# start of RECORDED DATA

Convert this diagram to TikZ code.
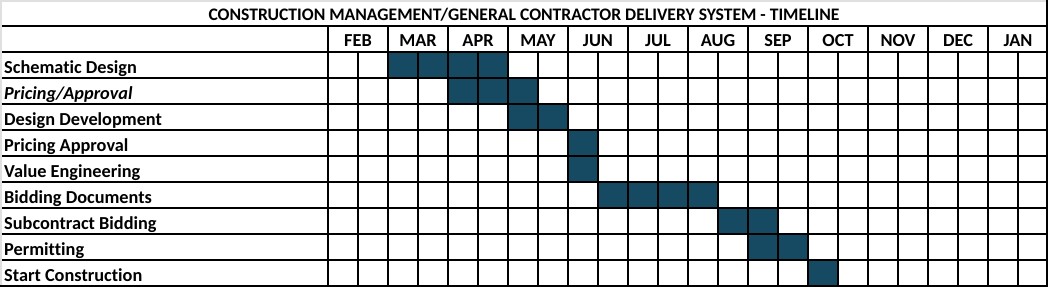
\documentclass[tikz,border=0pt]{standalone}
\usepackage{fontspec}
\setmainfont{Carlito}[Ligatures=NoCommon]
\usetikzlibrary{positioning}
\definecolor{barteal}{RGB}{22,73,98}
\definecolor{edgegray}{RGB}{224,224,224}

\begin{document}
\begin{tikzpicture}[
  x=1pt, y=-1pt,
  font=\bfseries\fontsize{18.3}{20}\selectfont,
  gridline/.style={draw=black, line width=1.3pt},
  frameline/.style={draw=black, line width=2.4pt},
  bar/.style={fill=barteal},
  task/.style={anchor=base west, inner sep=0pt},
  month/.style={anchor=base, inner sep=0pt},
  heading/.style={anchor=base, inner sep=0pt,
                  font=\bfseries\fontsize{17.6}{20}\selectfont}
]
\useasboundingbox (0,0) rectangle (1048,287);

% ---- bars (row / first half-month / last half-month) ----
\foreach \r/\a/\b in {0/2/5,1/4/6,2/6/7,3/8/8,4/8/8,5/9/12,6/13/14,7/14/15,8/16/16} {
  \pgfmathsetmacro\yt{52+\r*26}
  \pgfmathsetmacro\xa{328+\a*30}
  \pgfmathsetmacro\xb{358+\b*30}
  \fill[bar] (\xa,\yt) rectangle (\xb,\yt+26);
}

% ---- title ----
\node[heading] (title) at (524,20.7)
  {CONSTRUCTION MANAGEMENT/GENERAL CONTRACTOR DELIVERY SYSTEM - TIMELINE};

% ---- month headers ----
\def\months{{"FEB","MAR","APR","MAY","JUN","JUL","AUG","SEP","OCT","NOV","DEC","JAN"}}
\foreach \i in {0,...,11} {
  \pgfmathsetmacro\xc{358+\i*60}
  \pgfmathparse{\months[\i]}\let\lbl\pgfmathresult
  \node[month] (m\i) at (\xc,46.7) {\lbl};
}

% ---- task labels ----
\def\tasks{{"Schematic Design","Pricing/Approval","Design Development","Pricing Approval","Value Engineering","Bidding Documents","Subcontract Bidding","Permitting","Start Construction"}}
\foreach \r in {0,...,8} {
  \pgfmathsetmacro\yb{52+\r*26+21.3}
  \pgfmathparse{\tasks[\r]}\let\tl\pgfmathresult
  \node[task] (t\r) at (4,\yb) {\ifnum\r=1 \itshape\fi\tl};
}

% ---- grid ----
\foreach \y in {26,52,...,260}
  \draw[gridline] (0,\y) -- (1048,\y);
\foreach \i in {0,...,11} {
  \pgfmathsetmacro\xm{328+\i*60}
  \pgfmathsetmacro\xh{358+\i*60}
  \draw[gridline] (\xm,26) -- (\xm,286);
  \draw[gridline] (\xh,52) -- (\xh,286);
}
\draw[edgegray, line width=1.5pt] (0.75,287) -- (0.75,0.75) -- (1046,0.75);
\draw[frameline] (1046.8,0) -- (1046.8,287);
\draw[frameline] (0,285.8) -- (1048,285.8);

\end{tikzpicture}
\end{document}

# end of RECORDED DATA

WHAT NEEDS TO BE DONE:
The pictures should not be reproduced; quote all of the other material exactly.

ANSWER TO THIS PROBLEM:
Convert this diagram to TikZ code.
\documentclass[tikz,border=0pt]{standalone}
\usepackage{fontspec}
\setmainfont{Carlito}[Ligatures=NoCommon]
\usetikzlibrary{positioning}
\definecolor{barteal}{RGB}{22,73,98}
\definecolor{edgegray}{RGB}{224,224,224}

\begin{document}
\begin{tikzpicture}[
  x=1pt, y=-1pt,
  font=\bfseries\fontsize{18.3}{20}\selectfont,
  gridline/.style={draw=black, line width=1.3pt},
  frameline/.style={draw=black, line width=2.4pt},
  bar/.style={fill=barteal},
  task/.style={anchor=base west, inner sep=0pt},
  month/.style={anchor=base, inner sep=0pt},
  heading/.style={anchor=base, inner sep=0pt,
                  font=\bfseries\fontsize{17.6}{20}\selectfont}
]
\useasboundingbox (0,0) rectangle (1048,287);

% ---- bars (row / first half-month / last half-month) ----
\foreach \r/\a/\b in {0/2/5,1/4/6,2/6/7,3/8/8,4/8/8,5/9/12,6/13/14,7/14/15,8/16/16} {
  \pgfmathsetmacro\yt{52+\r*26}
  \pgfmathsetmacro\xa{328+\a*30}
  \pgfmathsetmacro\xb{358+\b*30}
  \fill[bar] (\xa,\yt) rectangle (\xb,\yt+26);
}

% ---- title ----
\node[heading] (title) at (524,20.7)
  {CONSTRUCTION MANAGEMENT/GENERAL CONTRACTOR DELIVERY SYSTEM - TIMELINE};

% ---- month headers ----
\def\months{{"FEB","MAR","APR","MAY","JUN","JUL","AUG","SEP","OCT","NOV","DEC","JAN"}}
\foreach \i in {0,...,11} {
  \pgfmathsetmacro\xc{358+\i*60}
  \pgfmathparse{\months[\i]}\let\lbl\pgfmathresult
  \node[month] (m\i) at (\xc,46.7) {\lbl};
}

% ---- task labels ----
\def\tasks{{"Schematic Design","Pricing/Approval","Design Development","Pricing Approval","Value Engineering","Bidding Documents","Subcontract Bidding","Permitting","Start Construction"}}
\foreach \r in {0,...,8} {
  \pgfmathsetmacro\yb{52+\r*26+21.3}
  \pgfmathparse{\tasks[\r]}\let\tl\pgfmathresult
  \node[task] (t\r) at (4,\yb) {\ifnum\r=1 \itshape\fi\tl};
}

% ---- grid ----
\foreach \y in {26,52,...,260}
  \draw[gridline] (0,\y) -- (1048,\y);
\foreach \i in {0,...,11} {
  \pgfmathsetmacro\xm{328+\i*60}
  \pgfmathsetmacro\xh{358+\i*60}
  \draw[gridline] (\xm,26) -- (\xm,286);
  \draw[gridline] (\xh,52) -- (\xh,286);
}
\draw[edgegray, line width=1.5pt] (0.75,287) -- (0.75,0.75) -- (1046,0.75);
\draw[frameline] (1046.8,0) -- (1046.8,287);
\draw[frameline] (0,285.8) -- (1048,285.8);

\end{tikzpicture}
\end{document}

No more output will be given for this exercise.